Task goal: All the data must come back unchanged, except that pictures are left out.

((

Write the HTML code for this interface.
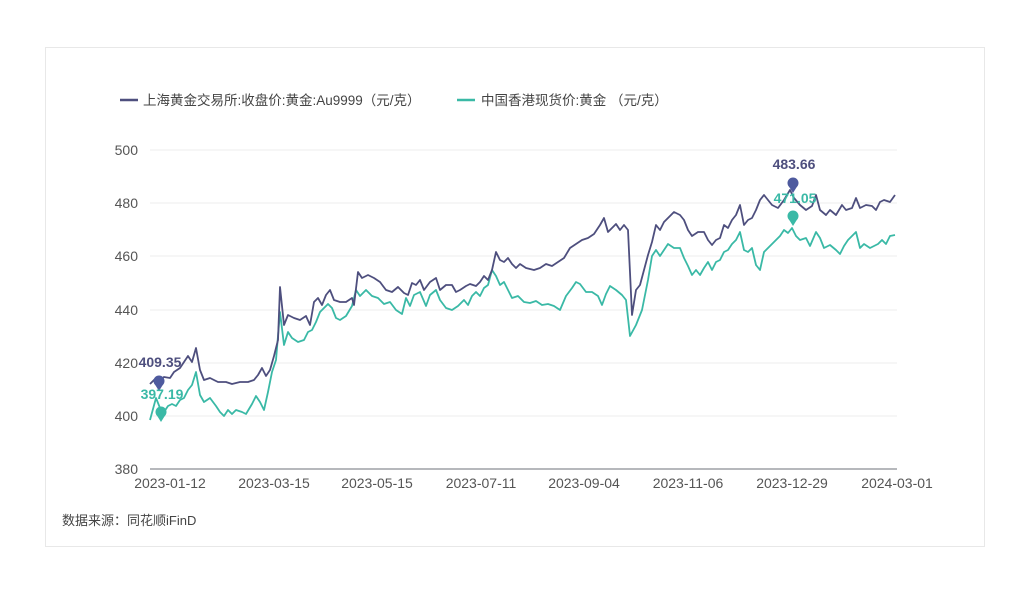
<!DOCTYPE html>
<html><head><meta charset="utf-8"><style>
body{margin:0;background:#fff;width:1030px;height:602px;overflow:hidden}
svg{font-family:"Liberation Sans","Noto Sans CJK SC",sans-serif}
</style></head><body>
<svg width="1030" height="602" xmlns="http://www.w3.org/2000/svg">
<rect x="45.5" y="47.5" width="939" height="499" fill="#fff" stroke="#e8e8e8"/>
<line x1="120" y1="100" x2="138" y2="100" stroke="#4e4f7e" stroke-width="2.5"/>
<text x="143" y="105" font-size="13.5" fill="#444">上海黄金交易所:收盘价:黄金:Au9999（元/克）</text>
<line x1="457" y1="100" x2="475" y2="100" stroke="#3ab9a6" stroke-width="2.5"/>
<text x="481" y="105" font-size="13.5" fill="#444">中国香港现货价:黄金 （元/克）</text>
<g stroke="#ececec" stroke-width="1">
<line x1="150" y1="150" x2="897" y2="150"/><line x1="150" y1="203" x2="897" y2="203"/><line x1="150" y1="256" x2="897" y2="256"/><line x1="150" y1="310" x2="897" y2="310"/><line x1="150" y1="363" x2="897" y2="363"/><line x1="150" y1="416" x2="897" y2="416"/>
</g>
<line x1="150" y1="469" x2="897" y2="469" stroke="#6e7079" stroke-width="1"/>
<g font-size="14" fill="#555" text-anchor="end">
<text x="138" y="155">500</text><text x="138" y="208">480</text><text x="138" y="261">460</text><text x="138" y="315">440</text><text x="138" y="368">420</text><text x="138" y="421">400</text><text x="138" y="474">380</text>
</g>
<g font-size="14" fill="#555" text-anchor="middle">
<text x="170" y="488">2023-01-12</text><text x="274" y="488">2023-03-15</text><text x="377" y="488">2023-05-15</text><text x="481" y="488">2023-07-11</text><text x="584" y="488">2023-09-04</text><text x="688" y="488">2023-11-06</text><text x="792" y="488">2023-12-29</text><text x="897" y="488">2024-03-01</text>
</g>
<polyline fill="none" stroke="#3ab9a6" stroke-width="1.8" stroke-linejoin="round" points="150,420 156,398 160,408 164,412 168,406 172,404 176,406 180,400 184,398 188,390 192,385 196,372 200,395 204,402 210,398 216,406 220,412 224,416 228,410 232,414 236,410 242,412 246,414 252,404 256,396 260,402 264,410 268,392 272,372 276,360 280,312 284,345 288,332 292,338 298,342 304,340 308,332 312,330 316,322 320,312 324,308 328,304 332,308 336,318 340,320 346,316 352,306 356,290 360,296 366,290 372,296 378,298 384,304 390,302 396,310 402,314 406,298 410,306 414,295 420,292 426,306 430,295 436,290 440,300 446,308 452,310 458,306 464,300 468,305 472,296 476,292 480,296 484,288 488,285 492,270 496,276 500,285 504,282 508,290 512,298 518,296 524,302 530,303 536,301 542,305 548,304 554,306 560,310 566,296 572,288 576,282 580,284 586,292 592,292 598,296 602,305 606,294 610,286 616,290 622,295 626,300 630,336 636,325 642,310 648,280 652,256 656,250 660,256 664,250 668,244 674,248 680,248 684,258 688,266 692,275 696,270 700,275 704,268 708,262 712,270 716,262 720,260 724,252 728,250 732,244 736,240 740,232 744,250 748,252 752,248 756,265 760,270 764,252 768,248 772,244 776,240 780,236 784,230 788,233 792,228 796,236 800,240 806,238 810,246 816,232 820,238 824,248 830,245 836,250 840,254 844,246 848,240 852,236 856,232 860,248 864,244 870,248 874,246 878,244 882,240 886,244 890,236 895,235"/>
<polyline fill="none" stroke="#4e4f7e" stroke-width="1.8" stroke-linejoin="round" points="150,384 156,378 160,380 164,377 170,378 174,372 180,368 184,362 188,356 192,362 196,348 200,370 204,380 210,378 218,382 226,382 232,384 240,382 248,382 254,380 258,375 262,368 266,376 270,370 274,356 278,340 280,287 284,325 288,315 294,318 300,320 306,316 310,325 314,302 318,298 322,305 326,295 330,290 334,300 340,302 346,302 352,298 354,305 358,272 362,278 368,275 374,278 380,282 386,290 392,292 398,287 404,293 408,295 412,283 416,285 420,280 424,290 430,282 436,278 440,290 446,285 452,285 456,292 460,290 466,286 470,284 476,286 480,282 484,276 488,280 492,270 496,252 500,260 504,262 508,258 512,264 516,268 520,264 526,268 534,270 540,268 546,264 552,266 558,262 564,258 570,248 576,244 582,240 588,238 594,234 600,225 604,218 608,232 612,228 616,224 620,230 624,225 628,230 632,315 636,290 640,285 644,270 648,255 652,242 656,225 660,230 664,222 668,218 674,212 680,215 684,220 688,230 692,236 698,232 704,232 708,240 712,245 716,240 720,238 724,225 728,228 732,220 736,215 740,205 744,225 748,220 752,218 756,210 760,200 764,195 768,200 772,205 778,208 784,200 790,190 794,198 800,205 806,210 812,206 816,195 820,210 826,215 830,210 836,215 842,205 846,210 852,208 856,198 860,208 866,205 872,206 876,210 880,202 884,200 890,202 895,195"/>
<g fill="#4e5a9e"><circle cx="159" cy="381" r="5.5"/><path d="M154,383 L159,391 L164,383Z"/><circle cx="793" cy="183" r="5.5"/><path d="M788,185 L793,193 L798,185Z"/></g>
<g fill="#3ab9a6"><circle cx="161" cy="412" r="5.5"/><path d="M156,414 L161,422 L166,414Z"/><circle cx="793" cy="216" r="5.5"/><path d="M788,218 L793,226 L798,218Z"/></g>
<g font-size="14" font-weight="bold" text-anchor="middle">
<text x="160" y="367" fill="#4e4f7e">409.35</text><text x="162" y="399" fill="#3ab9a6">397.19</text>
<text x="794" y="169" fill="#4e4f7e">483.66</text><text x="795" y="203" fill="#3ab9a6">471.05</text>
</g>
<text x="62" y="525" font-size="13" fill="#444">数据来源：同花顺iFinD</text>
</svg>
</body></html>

))

Finished task:
Write the HTML code for this interface.
<!DOCTYPE html>
<html><head><meta charset="utf-8"><style>
body{margin:0;background:#fff;width:1030px;height:602px;overflow:hidden}
svg{font-family:"Liberation Sans","Noto Sans CJK SC",sans-serif}
</style></head><body>
<svg width="1030" height="602" xmlns="http://www.w3.org/2000/svg">
<rect x="45.5" y="47.5" width="939" height="499" fill="#fff" stroke="#e8e8e8"/>
<line x1="120" y1="100" x2="138" y2="100" stroke="#4e4f7e" stroke-width="2.5"/>
<text x="143" y="105" font-size="13.5" fill="#444">上海黄金交易所:收盘价:黄金:Au9999（元/克）</text>
<line x1="457" y1="100" x2="475" y2="100" stroke="#3ab9a6" stroke-width="2.5"/>
<text x="481" y="105" font-size="13.5" fill="#444">中国香港现货价:黄金 （元/克）</text>
<g stroke="#ececec" stroke-width="1">
<line x1="150" y1="150" x2="897" y2="150"/><line x1="150" y1="203" x2="897" y2="203"/><line x1="150" y1="256" x2="897" y2="256"/><line x1="150" y1="310" x2="897" y2="310"/><line x1="150" y1="363" x2="897" y2="363"/><line x1="150" y1="416" x2="897" y2="416"/>
</g>
<line x1="150" y1="469" x2="897" y2="469" stroke="#6e7079" stroke-width="1"/>
<g font-size="14" fill="#555" text-anchor="end">
<text x="138" y="155">500</text><text x="138" y="208">480</text><text x="138" y="261">460</text><text x="138" y="315">440</text><text x="138" y="368">420</text><text x="138" y="421">400</text><text x="138" y="474">380</text>
</g>
<g font-size="14" fill="#555" text-anchor="middle">
<text x="170" y="488">2023-01-12</text><text x="274" y="488">2023-03-15</text><text x="377" y="488">2023-05-15</text><text x="481" y="488">2023-07-11</text><text x="584" y="488">2023-09-04</text><text x="688" y="488">2023-11-06</text><text x="792" y="488">2023-12-29</text><text x="897" y="488">2024-03-01</text>
</g>
<polyline fill="none" stroke="#3ab9a6" stroke-width="1.8" stroke-linejoin="round" points="150,420 156,398 160,408 164,412 168,406 172,404 176,406 180,400 184,398 188,390 192,385 196,372 200,395 204,402 210,398 216,406 220,412 224,416 228,410 232,414 236,410 242,412 246,414 252,404 256,396 260,402 264,410 268,392 272,372 276,360 280,312 284,345 288,332 292,338 298,342 304,340 308,332 312,330 316,322 320,312 324,308 328,304 332,308 336,318 340,320 346,316 352,306 356,290 360,296 366,290 372,296 378,298 384,304 390,302 396,310 402,314 406,298 410,306 414,295 420,292 426,306 430,295 436,290 440,300 446,308 452,310 458,306 464,300 468,305 472,296 476,292 480,296 484,288 488,285 492,270 496,276 500,285 504,282 508,290 512,298 518,296 524,302 530,303 536,301 542,305 548,304 554,306 560,310 566,296 572,288 576,282 580,284 586,292 592,292 598,296 602,305 606,294 610,286 616,290 622,295 626,300 630,336 636,325 642,310 648,280 652,256 656,250 660,256 664,250 668,244 674,248 680,248 684,258 688,266 692,275 696,270 700,275 704,268 708,262 712,270 716,262 720,260 724,252 728,250 732,244 736,240 740,232 744,250 748,252 752,248 756,265 760,270 764,252 768,248 772,244 776,240 780,236 784,230 788,233 792,228 796,236 800,240 806,238 810,246 816,232 820,238 824,248 830,245 836,250 840,254 844,246 848,240 852,236 856,232 860,248 864,244 870,248 874,246 878,244 882,240 886,244 890,236 895,235"/>
<polyline fill="none" stroke="#4e4f7e" stroke-width="1.8" stroke-linejoin="round" points="150,384 156,378 160,380 164,377 170,378 174,372 180,368 184,362 188,356 192,362 196,348 200,370 204,380 210,378 218,382 226,382 232,384 240,382 248,382 254,380 258,375 262,368 266,376 270,370 274,356 278,340 280,287 284,325 288,315 294,318 300,320 306,316 310,325 314,302 318,298 322,305 326,295 330,290 334,300 340,302 346,302 352,298 354,305 358,272 362,278 368,275 374,278 380,282 386,290 392,292 398,287 404,293 408,295 412,283 416,285 420,280 424,290 430,282 436,278 440,290 446,285 452,285 456,292 460,290 466,286 470,284 476,286 480,282 484,276 488,280 492,270 496,252 500,260 504,262 508,258 512,264 516,268 520,264 526,268 534,270 540,268 546,264 552,266 558,262 564,258 570,248 576,244 582,240 588,238 594,234 600,225 604,218 608,232 612,228 616,224 620,230 624,225 628,230 632,315 636,290 640,285 644,270 648,255 652,242 656,225 660,230 664,222 668,218 674,212 680,215 684,220 688,230 692,236 698,232 704,232 708,240 712,245 716,240 720,238 724,225 728,228 732,220 736,215 740,205 744,225 748,220 752,218 756,210 760,200 764,195 768,200 772,205 778,208 784,200 790,190 794,198 800,205 806,210 812,206 816,195 820,210 826,215 830,210 836,215 842,205 846,210 852,208 856,198 860,208 866,205 872,206 876,210 880,202 884,200 890,202 895,195"/>
<g fill="#4e5a9e"><circle cx="159" cy="381" r="5.5"/><path d="M154,383 L159,391 L164,383Z"/><circle cx="793" cy="183" r="5.5"/><path d="M788,185 L793,193 L798,185Z"/></g>
<g fill="#3ab9a6"><circle cx="161" cy="412" r="5.5"/><path d="M156,414 L161,422 L166,414Z"/><circle cx="793" cy="216" r="5.5"/><path d="M788,218 L793,226 L798,218Z"/></g>
<g font-size="14" font-weight="bold" text-anchor="middle">
<text x="160" y="367" fill="#4e4f7e">409.35</text><text x="162" y="399" fill="#3ab9a6">397.19</text>
<text x="794" y="169" fill="#4e4f7e">483.66</text><text x="795" y="203" fill="#3ab9a6">471.05</text>
</g>
<text x="62" y="525" font-size="13" fill="#444">数据来源：同花顺iFinD</text>
</svg>
</body></html>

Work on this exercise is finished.